For the practical case of heat entering from the outside world into the bucket, it gets much more complicated. What you need is the heat-transfer coefficient from the ice cubes into the bottle and the heat-transfer coefficient from the environment into the bucket. Once you know those, you can write a system of coupled differential equations (temperature of the ice cubes, temperature of the bottle, fraction frozen in the bottle) and you can find out how quickly the ice cubes reach the melting point versus how quickly the bottle cools down. You have not provided enough data to estimate either of the two heat transfer coefficients. In particular, the heat inflow from the environment will depend on the presence of air circulation and on the humidity - condensation of ambient humidity will result in much more heat transfer than in the case of dry air at the same temperature.
The heat transfer coefficient from the bucket to the bottle will be on the order of $h=\lambda/D$, where $\lambda$ is the thermal conductivity of ice and $D$ is the diameter of the bottle. (The effective thermal conductivity of ice cubes with air gaps is another difficult thing to estimate.)
Heat transfer from ambient to the bucket is much more difficult to estimate. For free convection (air circulation only due to temperature differences) combined with thermal radiation, $h=10 \mathrm{~Wm^{-2}K^{-1}}$ is a typical value. For heat transfer with forced convection and/or condensation, you'll have to consult a book on heat transfer. Even then, your question would probably require computer simulations for a reasonable answer. It's easier to set up an experiment. My gut feeling is that you won't get the bottle to freeze down even if you start with freezer-temperature ice (-18 °C, 0 °F) because I know from experience that freezing a 1L bottle of water in the freezer will take at least 12 hours and the temperature in your un-insulated bucket will rise to above -8 °C much faster than that.
Update
If you want to get some feeling for how to calculate it, you could proceed as follows.

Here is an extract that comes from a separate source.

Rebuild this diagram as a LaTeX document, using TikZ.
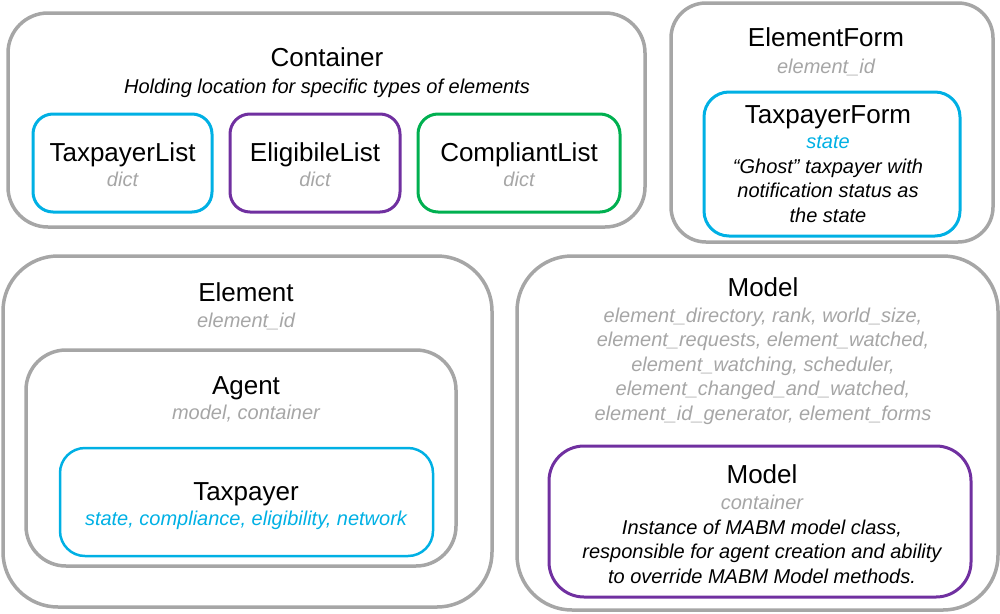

Find an estimate for the heat transfer coefficient due to the combined effects of condensation, convection and thermal radiation. These three processes are additive; the convection and radiation will be around 10 W/(m2K). As for condensation, you might estimate it by putting a bottle of frozen water (-18 °C) out and measure how quickly it accumulates ice/water at the surface. Divide by area, multiply by enthalpy of vaporization.
Estimate the thermal conductivity $\lambda$ of the ice-cube/air mixture. This will depend on how they are stacked. Let's say, half of the conductivity of solid ice.
Calculate the thermal diffusivity, $\alpha=\lambda/(\rho C)\approx$6e-07 m^2/s. Estimate how long it will take for heat entering from the outside to travel to the middle (where your bottle is), using $R=\sqrt{2\alpha t}$, where $R$ is the radius of your bucket.
Estimate how long it takes for the water to freeze as a function of temperature at the bottle wall (assume that the ice is cold enough not to melt). For this, assume an effective heat transfer coefficient $h=Nu\lambda/D$, where $Nu=4$ is a typical Nusselt number for a cylindrical bottle of diameter $D$. ($D$ and $\lambda$ here are different from those above for the entire bucket)
Now you have to combine the data from the steps above. For a given initial temperature, is the bucket time scale (step 3) fast compared to the bottle time scale (step 4)? Then assume that the ice bucket changes temperature as a whole. From there on, it is relatively straightforward Is it slow? Then you can neglect the heat transfer at the outside of the bucket; you have to solve the heat transfer equation only near the bottle. Even if you assume cylindrical symmetry (temperature only dependent on radial coordinate), this will probably require a numerical analysis program to solve.